The system uses universal bar codes to identify each case of produce. Packing, shipping and distribution companies will keep an electronic record of the products to ensure they are quickly and accurately traced.

While the tracking method is voluntary, produce companies won’t have much choice about implementing it.

Five of the country’s biggest chains that control more than half of the grocery store market — Wal-Mart, Kroger, Supervalu, Safeway and Publix — will require their suppliers to use the system by the end of 2012.

There is no price tag on the tracking program. Dan Vache of the United Fresh Produce Association, a Washington-based trade organization that also helped develop the process, said the new system won’t noticeably increase what consumers pay at the grocery store.

While shoppers may not see added costs, produce companies will.

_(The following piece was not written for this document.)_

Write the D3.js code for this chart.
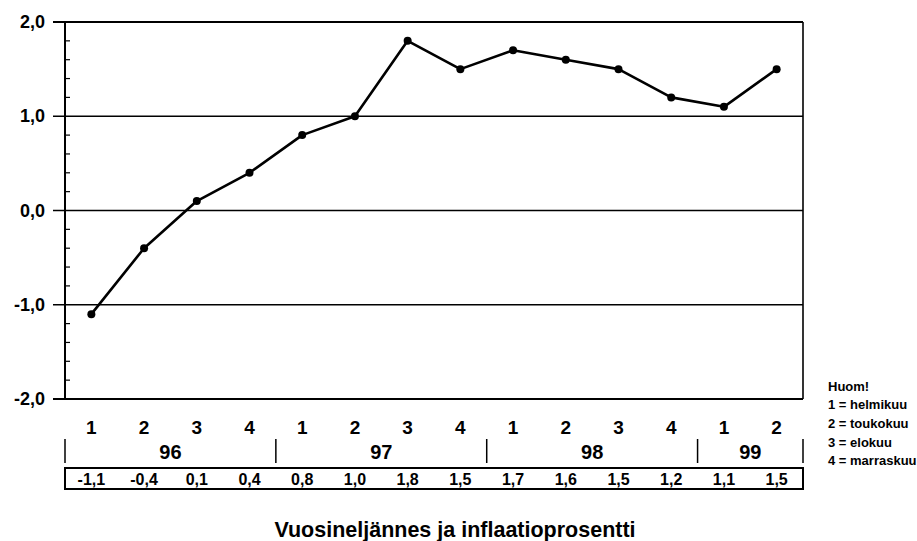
<!DOCTYPE html>
<html>
<head>
<meta charset="utf-8">
<script src="https://cdn.jsdelivr.net/npm/d3@7"></script>
<style>
  html, body { margin: 0; padding: 0; background: #fff; }
  svg { display: block; }
  text { font-family: "Liberation Sans", Arial, sans-serif; fill: #000; font-weight: bold; }
</style>
</head>
<body>
<svg id="chart" width="917" height="541"></svg>
<script>
// ---- data ----
const quarters = ["1","2","3","4","1","2","3","4","1","2","3","4","1","2"];
const years = ["96","97","98","99"];
const yearQuarterCounts = [4, 4, 4, 2];
const inflation = [-1.1, -0.4, 0.1, 0.4, 0.8, 1.0, 1.8, 1.5, 1.7, 1.6, 1.5, 1.2, 1.1, 1.5];
const yTicks = [-2, -1, 0, 1, 2];
const yMinorTicks = d3.range(-20, 21, 2).map(v => v / 10);
const legendLines = ["Huom!", "1 = helmikuu", "2 = toukokuu", "3 = elokuu", "4 = marraskuu"];
const xTitle = "Vuosineljännes ja inflaatioprosentti";

const fmt = v => v.toFixed(1).replace(".", ",");

// ---- layout ----
const L = 65, R = 803, T = 22, B = 399;
const svg = d3.select("#chart");

const x = d3.scaleBand().domain(d3.range(inflation.length)).range([L, R]).paddingInner(0).paddingOuter(0);
const y = d3.scaleLinear().domain([-2, 2]).range([B, T]);
const cx = i => x(i) + x.bandwidth() / 2;

// gridlines at major ticks (extend outward as tick marks)
svg.append("g").selectAll("line").data(yTicks).join("line")
  .attr("x1", L - 12).attr("x2", R)
  .attr("y1", d => y(d)).attr("y2", d => y(d))
  .attr("stroke", "#000").attr("stroke-width", d => (d === -2 || d === 2) ? 2 : 1.4);

// minor ticks inside on left axis
svg.append("g").selectAll("line").data(yMinorTicks.filter(v => Math.abs(Math.round(v * 10) % 10) > 0)).join("line")
  .attr("x1", L).attr("x2", L + 5)
  .attr("y1", d => y(d)).attr("y2", d => y(d))
  .attr("stroke", "#000").attr("stroke-width", 1.2);

// left axis line and right border
svg.append("line").attr("x1", L).attr("x2", L).attr("y1", T).attr("y2", B)
  .attr("stroke", "#000").attr("stroke-width", 2);
svg.append("line").attr("x1", R).attr("x2", R).attr("y1", T).attr("y2", B)
  .attr("stroke", "#000").attr("stroke-width", 1.6);

// y labels
svg.append("g").selectAll("text").data(yTicks).join("text")
  .attr("x", L - 20).attr("y", d => y(d))
  .attr("text-anchor", "end").attr("dominant-baseline", "central")
  .attr("font-size", 18)
  .text(d => fmt(d));

// line + points
const line = d3.line().x((d, i) => cx(i)).y(d => y(d));
svg.append("path").datum(inflation).attr("d", line)
  .attr("fill", "none").attr("stroke", "#000").attr("stroke-width", 2.6).attr("stroke-linejoin", "round");
svg.append("g").selectAll("circle").data(inflation).join("circle")
  .attr("cx", (d, i) => cx(i)).attr("cy", d => y(d)).attr("r", 4).attr("fill", "#000");

// quarter labels
svg.append("g").selectAll("text").data(quarters).join("text")
  .attr("x", (d, i) => cx(i)).attr("y", 427)
  .attr("text-anchor", "middle").attr("dominant-baseline", "central")
  .attr("font-size", 19)
  .text(d => d);

// year row
let start = 0;
const yearSpans = years.map((yr, k) => {
  const s = start; start += yearQuarterCounts[k];
  return { yr, x0: x(s), x1: x(start - 1) + x.bandwidth() };
});
const sepX = [yearSpans[0].x0].concat(yearSpans.map(d => d.x1));
svg.append("g").selectAll("line").data(sepX).join("line")
  .attr("x1", d => d).attr("x2", d => d).attr("y1", 439).attr("y2", 463)
  .attr("stroke", "#000").attr("stroke-width", 1.5);
svg.append("g").selectAll("text").data(yearSpans).join("text")
  .attr("x", d => (d.x0 + d.x1) / 2).attr("y", 452)
  .attr("text-anchor", "middle").attr("dominant-baseline", "central")
  .attr("font-size", 20)
  .text(d => d.yr);

// value box
svg.append("rect").attr("x", L).attr("y", 468).attr("width", R - L).attr("height", 21)
  .attr("fill", "none").attr("stroke", "#000").attr("stroke-width", 2);
svg.append("g").selectAll("text").data(inflation).join("text")
  .attr("x", (d, i) => cx(i)).attr("y", 479)
  .attr("text-anchor", "middle").attr("dominant-baseline", "central")
  .attr("font-size", 16)
  .text(d => fmt(d));

// legend
svg.append("g").selectAll("text").data(legendLines).join("text")
  .attr("x", 828).attr("y", (d, i) => 386 + i * 18.7)
  .attr("dominant-baseline", "central")
  .attr("font-size", 13)
  .text(d => d);

// x title
svg.append("text").attr("x", 455).attr("y", 530)
  .attr("text-anchor", "middle").attr("dominant-baseline", "central")
  .attr("font-size", 21.5)
  .text(xTitle);
</script>
</body>
</html>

Lovera and other advocates say they worry that small firms could go out of business because the costs may be too high.

“If you let [large companies] set the standards, they’ll set it so the smaller guys can’t participate at all,” said Carol Tucker Foreman, a prominent food safety advocate and distinguished fellow at the Consumer Federation of America in Washington.

Industry leaders say there are options even for small farmers.

“There are a lot of solutions out there,” Treacy said. “You need a laptop and a printer, but you don’t need to know how to program a space shuttle to figure out how to make it work.”

Those backing the system say it meets the 2011 Food Safety Modernization Act’s requirement for better produce tracking.

Marketing representatives say since the FDA itself doesn’t have the funding to develop the tracking improvements required by the new law, it has indicated support of the industry’s approach.

“They look at what [the industry] is doing and they say we’re doing the right thing because we’re doing the heavy lifting for them,” Vache said.

While the agency is writing requirements for tracking produce, FDA spokesperson Stephanie Yao said in an email: “FDA is encouraged by the proactive steps taken by the produce industry to improve product tracing.”

But consumer advocates still worry about the lack of transparency.

“It’s not a system where there’s a lot of accountability built in, and it’s very easy for [the industry] to not tell the public what they’re doing,” Lovera said.